Real trends are different – they represent actual activity in the ‘real world’, but they are neither important or unimportant, good or bad – they just ‘are’.

Which brings me to…acting versus reacting.

When you react, you are responding to a real or imagined event outside of your business. For example, you notice that your closest competitor has just added a gig job section to their site. You react: ‘Geez! I need to do something right away!’. Then you add a gig job section to your site. In other words, an outside event creates your reaction. Before you found out about your competitor’s action, you weren’t thinking of adding gig jobs to your site – in fact, you thought that doing so might be a bad idea. What changed your mind? A random outside event. Without thinking much, and certainly without any analysis, you reacted and launched into something new.

Now, compare that to acting. When you act, you are making a deliberate decision to do something, based on analysis and data. You are listening to your candidates and your employers. You are looking at your internal resources. You are estimating immediate and long-term gain. You analyze, discuss, evaluate – and then you act. Acting, unlike reacting, is not an instinctive and poorly thought-out response to an outside event. Instead, it is a deliberate business decision to do something. 

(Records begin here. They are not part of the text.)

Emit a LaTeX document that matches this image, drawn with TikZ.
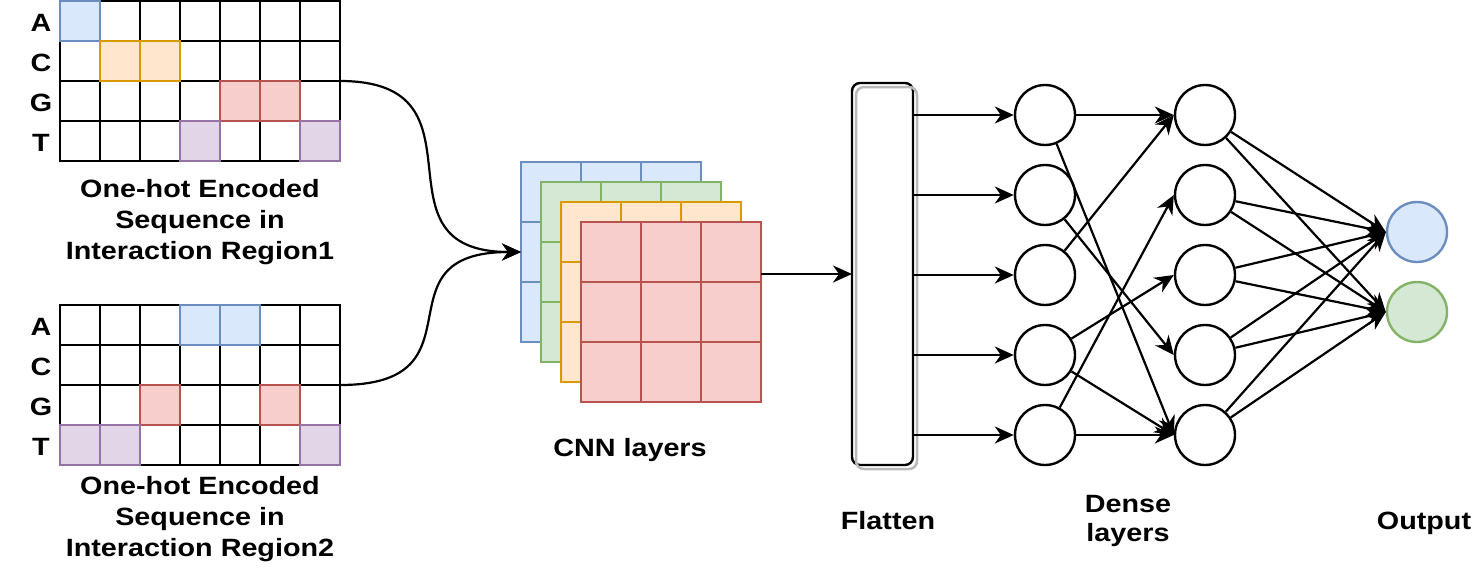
\documentclass[tikz,border=0pt]{standalone}
\definecolor{BlueFill}{HTML}{DAE8FC}
\definecolor{BlueLine}{HTML}{6C8EBF}
\definecolor{GreenFill}{HTML}{D5E8D4}
\definecolor{GreenLine}{HTML}{82B366}
\definecolor{OrangeFill}{HTML}{FFE6CC}
\definecolor{OrangeLine}{HTML}{D79B00}
\definecolor{RedFill}{HTML}{F8CECC}
\definecolor{RedLine}{HTML}{B85450}
\definecolor{PurpleFill}{HTML}{E1D5E7}
\definecolor{PurpleLine}{HTML}{9673A6}
\definecolor{SketchGray}{RGB}{185,185,185}
\usepackage{fontspec}
\setmainfont{Liberation Sans}
\newfontfamily\labelfont[FakeStretch=1.15]{Liberation Sans}
\usepackage{tikz}
\usetikzlibrary{arrows.meta, positioning, calc}

\begin{document}
\begin{tikzpicture}[x=1pt, y=-1pt,
    cell/.style={draw=black, fill=white, line width=2.4pt, minimum size=40pt, inner sep=0pt, outer sep=0pt},
    cnnmap/.style={line width=2.4pt, minimum size=180pt, inner sep=0pt, outer sep=0pt},
    neuron/.style={circle, draw=black, fill=white, line width=2.4pt, minimum size=60pt, inner sep=0pt},
    link/.style={line width=2.2pt, -{Stealth[length=19pt, width=17pt, inset=6pt]}},
    txt/.style={font=\labelfont\bfseries\fontsize{25}{31}\selectfont, align=center, inner sep=0pt}]
  \useasboundingbox (0,0) rectangle (1474,570);

  % one-hot grids
  \foreach \r in {1,...,4}{
    \foreach \k in {1,...,7}{
      \node[cell] (seq1-\r-\k) at (40+40*\k, -19+40*\r) {};
      \node[cell] (seq2-\r-\k) at (40+40*\k, 285+40*\r) {};
    }
  }
  \foreach \r/\k/\hue in {1/1/Blue, 2/2/Orange, 2/3/Orange, 3/5/Red, 3/6/Red, 4/4/Purple, 4/7/Purple}{
    \draw[line width=2.4pt, draw=\hue Line, fill=\hue Fill] (seq1-\r-\k.north west) rectangle (seq1-\r-\k.south east);
  }
  \foreach \r/\k/\hue in {1/4/Blue, 1/5/Blue, 3/3/Red, 3/6/Red, 4/1/Purple, 4/2/Purple, 4/7/Purple}{
    \draw[line width=2.4pt, draw=\hue Line, fill=\hue Fill] (seq2-\r-\k.north west) rectangle (seq2-\r-\k.south east);
  }
  \foreach \base [count=\r] in {A,C,G,T}{
    \node[txt] (lab1-\base) at (41, -17+40*\r) {\base};
    \node[txt] (lab2-\base) at (41, 287+40*\r) {\base};
  }
  \node[txt] (cap1) at (200,222.5) {One-hot Encoded\\Sequence in\\Interaction Region1};
  \node[txt] (cap2) at (200,519.5) {One-hot Encoded\\Sequence in\\Interaction Region2};

  % feature maps
  \foreach \name/\hue [count=\i from 0] in {blue/Blue, green/Green, orange/Orange, red/Red}{
    \node[cnnmap, draw=\hue Line, fill=\hue Fill] (cnn-\name) at (611+20*\i, 252+20*\i) {};
    \foreach \q in {1/3, 2/3}{
      \draw[\hue Line, line width=2.4pt]
        ($(cnn-\name.north west)!\q!(cnn-\name.north east)$) -- ($(cnn-\name.south west)!\q!(cnn-\name.south east)$)
        ($(cnn-\name.north west)!\q!(cnn-\name.south west)$) -- ($(cnn-\name.north east)!\q!(cnn-\name.south east)$);
    }
  }
  \node[txt] (cnn-label) at (630,450.5) {CNN layers};
  \draw[link] (seq1-2-7.south east) to[out=0, in=180, looseness=1.6] (cnn-blue.west);
  \draw[link] (seq2-3-7.north east) to[out=0, in=180, looseness=1.7] (cnn-blue.west);

  % flatten
  \node[draw, line width=2.4pt, rounded corners=8pt, minimum width=61pt, minimum height=382pt,
        inner sep=0pt, outer sep=0pt] (flat) at (882.5,274) {};
  \draw[SketchGray, line width=2.5pt, rounded corners=8pt]
    ($(flat.north west)+(4,4)$) rectangle ($(flat.south east)+(4,4)$);
  \draw[link] (cnn-red.east |- flat.west) -- (flat.west);
  \node[txt] (flat-label) at (888,520.5) {Flatten};

  % dense layers
  \foreach \i in {1,...,5}{
    \node[neuron] (d1-\i) at (1045, 35+80*\i) {};
    \node[neuron] (d2-\i) at (1205, 35+80*\i) {};
    \draw[link] (flat.east |- d1-\i) -- (d1-\i);
  }
  \node[neuron, draw=BlueLine, fill=BlueFill] (out-1) at (1417,232) {};
  \node[neuron, draw=GreenLine, fill=GreenFill] (out-2) at (1417,312) {};
  \foreach \src/\dst in {1/1, 1/5, 2/4, 3/1, 4/3, 4/5, 5/2, 5/5}
    \draw[link] (d1-\src) -- (d2-\dst.west);
  \foreach \i in {1,...,5}{
    \draw[link] (d2-\i) -- (out-1.west);
    \draw[link] (d2-\i) -- (out-2.west);
  }
  \node[txt, font=\labelfont\bfseries\fontsize{25}{29}\selectfont] (dense-label) at (1128,521) {Dense\\layers};
  \node[txt] (out-label) at (1424,523.5) {Output};
\end{tikzpicture}
\end{document}
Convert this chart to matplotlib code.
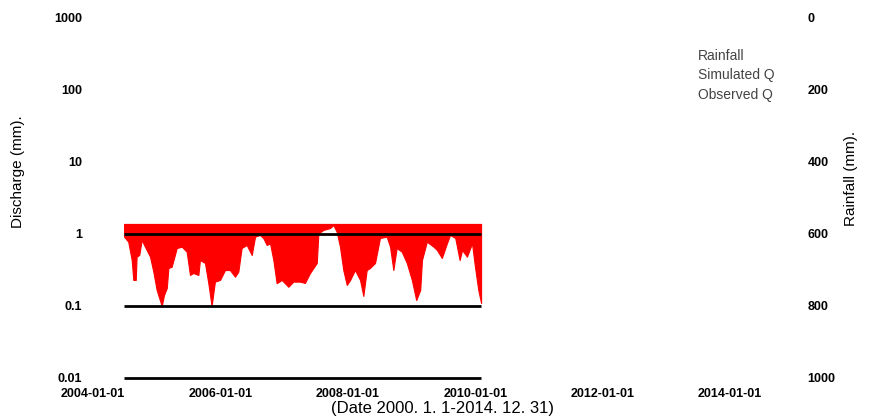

Every one of us does both – reacting and acting. Both have their place. If an oncoming car swerves into my lane, I don’t want to do a deep analysis of how or why this happened! I want to react quickly to avoid the car. However – if every single time I drive on this particular road I am confront with insane and reckless drivers – well, I want to step back and think hard about whether I should consider an alternative route!

A little bit of analysis and thought can go a long way.